Retype all of the listing exactly, passing over any picture you find.
— START GIVEN INFORMATION —
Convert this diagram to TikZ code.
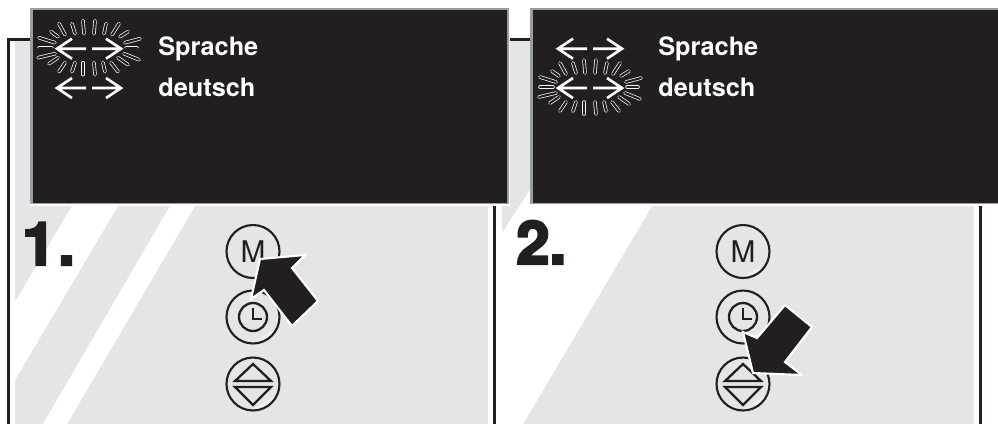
\documentclass[tikz,border=0pt]{standalone}
\usepackage{fontspec}
\setmainfont{TeX Gyre Heros}
\newfontfamily\numfont[BoldFeatures={RawFeature={embolden=4}}]{TeX Gyre Heros}
\definecolor{panelblack}{HTML}{231F20}
\definecolor{panelgrey}{HTML}{E4E5E7}
\definecolor{rimgrey}{HTML}{9A9C9F}
\tikzset{
  frameline/.style={panelblack,line width=1.7pt},
  knob/.style={circle,draw=panelblack,fill=panelgrey,line width=1.2pt,minimum size=1.06cm,inner sep=0pt,font=\fontsize{17}{17}\selectfont,text=panelblack},
  icon/.style={panelblack,line width=1.3pt},
  label/.style={white,anchor=base west,inner sep=0pt,font=\fontsize{14.4}{14.4}\bfseries\selectfont},
  stepno/.style={panelblack,anchor=base west,inner sep=0pt,font=\fontsize{34}{34}\numfont\bfseries},
  pointer/.style={fill=panelblack,draw=white,line width=1.2pt,miter limit=3},
  flash/.pic={
    \foreach \xa/\ya/\xb/\yb in {-29/-25/-23/-14,-16/-25/-13/-15,-5/-28/-4/-15,7/-28/6/-15,18/-25/16/-15,31/-25/24/-14,
      -37/-17/-30/-12,40/-17/32/-12,-49/-11/-33/-6,52/-10/37/-6,-49/-1/-36/-1,49/-1/38/-1,
      -50/9/-33/5,51/11/36/5,-39/15/-30/9,40/16/30/9,-29/23/-23/14,-16/23/-13/14,-5/26/-5/14,7/26/6/14,17/23/15/14,30/23/23/14}{
      \draw[white,line width=2pt,line cap=round] (\xa,\ya) -- (\xb,\yb);
      \draw[panelblack,line width=1.2pt,line cap=round] (\xa,\ya) -- (\xb,\yb);
    }
  },
  twoway/.pic={
    \draw[white,line width=1.5pt] (-3,0) -- (-32,0) (-17,-10) -- (-32,0) -- (-17,10);
    \draw[white,line width=1.5pt] (3,0) -- (32,0) (17,-10) -- (32,0) -- (17,10);
  },
  streak/.pic={
    \fill[white!45!panelgrey] (21,13) .. controls (15,21) .. (2,25) .. controls (12,18) .. (21,13);
  },
  dial/.pic={
    \draw[icon] (0,0) circle (14);
    \draw[icon] (0,-9) -- (0,2) -- (9,2);
  },
  updown/.pic={
    \draw[icon,line join=miter] (-18,-3) -- (0,-20) -- (18,-3) -- cycle;
    \draw[icon,line join=miter] (-18,3) -- (0,21) -- (18,3) -- cycle;
  }
}
\begin{document}
\begin{tikzpicture}[x=0.02cm,y=-0.02cm]
\useasboundingbox (0,0) rectangle (998,424);
% grey backgrounds
\fill[panelgrey] (15,40) rectangle (488,424);
\fill[panelgrey] (502,40) rectangle (974,424);
\fill[white] (72,206) -- (118,206) -- (15,380) -- (15,302) -- cycle;
\fill[white] (170,206) -- (195,206) -- (67,424) -- (43,424) -- cycle;
\fill[white] (530,190) -- (502,233) -- (502,424) -- (523,424) -- (652,206) -- (652,190) -- cycle;
% frame
\draw[frameline] (30,39.5) -- (8.5,39.5) -- (8.5,424);
\draw[frameline] (494.5,206) -- (494.5,424);
\draw[frameline] (510,39.5) -- (530,39.5);
\draw[frameline] (980.5,206) -- (980.5,424);
% displays
\fill[white] (30,8) rectangle (510,206);
\fill[white] (530,8) rectangle (998,206);
\fill[rimgrey] (30,8) rectangle (509,204);
\fill[panelblack] (32.5,10) rectangle (507,203);
\fill[rimgrey] (530,8) rectangle (998,204);
\fill[panelblack] (533,10) rectangle (998,203);
% display 1
\pic at (88,48.7) {flash};
\pic at (89,48.7) {twoway};
\pic at (89,88) {twoway};
\node[label] (lang1) at (158,55) {Sprache};
\node[label] (value1) at (158,96) {deutsch};
% display 2
\pic at (589,88) {flash};
\pic at (590,48.7) {twoway};
\pic at (590,88) {twoway};
\node[label] (lang2) at (658,55) {Sprache};
\node[label] (value2) at (658,96) {deutsch};
% step numbers
\node[stepno] (no1) at (22,265) {1\kern1.5pt.};
\node[stepno] (no2) at (516,264) {2.};
% buttons
\foreach \n/\bx in {1/253,2/743}{
  \node[knob] (mode\n) at (\bx,251.5) {M};
  \node[knob] (time\n) at (\bx,317) {};
  \node[knob] (move\n) at (\bx,384) {};
  \pic at (mode\n) {streak};
  \pic at (time\n) {streak};
  \pic at (move\n) {streak};
  \pic at (time\n) {dial};
  \pic at (move\n) {updown};
}
% pointers
\draw[pointer] (260,259) -- (305,255) -- (292,268) -- (318,301) -- (292,326) -- (264,290) -- (251,299) -- cycle;
\draw[pointer] (743,332) -- (753,373) -- (802,375) -- (785,362) -- (812,327) -- (785,305) -- (757,338) -- cycle;
\end{tikzpicture}
\end{document}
— END GIVEN INFORMATION —
> **RESPONSE TO THE EXERCISE**
Convert this diagram to TikZ code.
\documentclass[tikz,border=0pt]{standalone}
\usepackage{fontspec}
\setmainfont{TeX Gyre Heros}
\newfontfamily\numfont[BoldFeatures={RawFeature={embolden=4}}]{TeX Gyre Heros}
\definecolor{panelblack}{HTML}{231F20}
\definecolor{panelgrey}{HTML}{E4E5E7}
\definecolor{rimgrey}{HTML}{9A9C9F}
\tikzset{
  frameline/.style={panelblack,line width=1.7pt},
  knob/.style={circle,draw=panelblack,fill=panelgrey,line width=1.2pt,minimum size=1.06cm,inner sep=0pt,font=\fontsize{17}{17}\selectfont,text=panelblack},
  icon/.style={panelblack,line width=1.3pt},
  label/.style={white,anchor=base west,inner sep=0pt,font=\fontsize{14.4}{14.4}\bfseries\selectfont},
  stepno/.style={panelblack,anchor=base west,inner sep=0pt,font=\fontsize{34}{34}\numfont\bfseries},
  pointer/.style={fill=panelblack,draw=white,line width=1.2pt,miter limit=3},
  flash/.pic={
    \foreach \xa/\ya/\xb/\yb in {-29/-25/-23/-14,-16/-25/-13/-15,-5/-28/-4/-15,7/-28/6/-15,18/-25/16/-15,31/-25/24/-14,
      -37/-17/-30/-12,40/-17/32/-12,-49/-11/-33/-6,52/-10/37/-6,-49/-1/-36/-1,49/-1/38/-1,
      -50/9/-33/5,51/11/36/5,-39/15/-30/9,40/16/30/9,-29/23/-23/14,-16/23/-13/14,-5/26/-5/14,7/26/6/14,17/23/15/14,30/23/23/14}{
      \draw[white,line width=2pt,line cap=round] (\xa,\ya) -- (\xb,\yb);
      \draw[panelblack,line width=1.2pt,line cap=round] (\xa,\ya) -- (\xb,\yb);
    }
  },
  twoway/.pic={
    \draw[white,line width=1.5pt] (-3,0) -- (-32,0) (-17,-10) -- (-32,0) -- (-17,10);
    \draw[white,line width=1.5pt] (3,0) -- (32,0) (17,-10) -- (32,0) -- (17,10);
  },
  streak/.pic={
    \fill[white!45!panelgrey] (21,13) .. controls (15,21) .. (2,25) .. controls (12,18) .. (21,13);
  },
  dial/.pic={
    \draw[icon] (0,0) circle (14);
    \draw[icon] (0,-9) -- (0,2) -- (9,2);
  },
  updown/.pic={
    \draw[icon,line join=miter] (-18,-3) -- (0,-20) -- (18,-3) -- cycle;
    \draw[icon,line join=miter] (-18,3) -- (0,21) -- (18,3) -- cycle;
  }
}
\begin{document}
\begin{tikzpicture}[x=0.02cm,y=-0.02cm]
\useasboundingbox (0,0) rectangle (998,424);
% grey backgrounds
\fill[panelgrey] (15,40) rectangle (488,424);
\fill[panelgrey] (502,40) rectangle (974,424);
\fill[white] (72,206) -- (118,206) -- (15,380) -- (15,302) -- cycle;
\fill[white] (170,206) -- (195,206) -- (67,424) -- (43,424) -- cycle;
\fill[white] (530,190) -- (502,233) -- (502,424) -- (523,424) -- (652,206) -- (652,190) -- cycle;
% frame
\draw[frameline] (30,39.5) -- (8.5,39.5) -- (8.5,424);
\draw[frameline] (494.5,206) -- (494.5,424);
\draw[frameline] (510,39.5) -- (530,39.5);
\draw[frameline] (980.5,206) -- (980.5,424);
% displays
\fill[white] (30,8) rectangle (510,206);
\fill[white] (530,8) rectangle (998,206);
\fill[rimgrey] (30,8) rectangle (509,204);
\fill[panelblack] (32.5,10) rectangle (507,203);
\fill[rimgrey] (530,8) rectangle (998,204);
\fill[panelblack] (533,10) rectangle (998,203);
% display 1
\pic at (88,48.7) {flash};
\pic at (89,48.7) {twoway};
\pic at (89,88) {twoway};
\node[label] (lang1) at (158,55) {Sprache};
\node[label] (value1) at (158,96) {deutsch};
% display 2
\pic at (589,88) {flash};
\pic at (590,48.7) {twoway};
\pic at (590,88) {twoway};
\node[label] (lang2) at (658,55) {Sprache};
\node[label] (value2) at (658,96) {deutsch};
% step numbers
\node[stepno] (no1) at (22,265) {1\kern1.5pt.};
\node[stepno] (no2) at (516,264) {2.};
% buttons
\foreach \n/\bx in {1/253,2/743}{
  \node[knob] (mode\n) at (\bx,251.5) {M};
  \node[knob] (time\n) at (\bx,317) {};
  \node[knob] (move\n) at (\bx,384) {};
  \pic at (mode\n) {streak};
  \pic at (time\n) {streak};
  \pic at (move\n) {streak};
  \pic at (time\n) {dial};
  \pic at (move\n) {updown};
}
% pointers
\draw[pointer] (260,259) -- (305,255) -- (292,268) -- (318,301) -- (292,326) -- (264,290) -- (251,299) -- cycle;
\draw[pointer] (743,332) -- (753,373) -- (802,375) -- (785,362) -- (812,327) -- (785,305) -- (757,338) -- cycle;
\end{tikzpicture}
\end{document}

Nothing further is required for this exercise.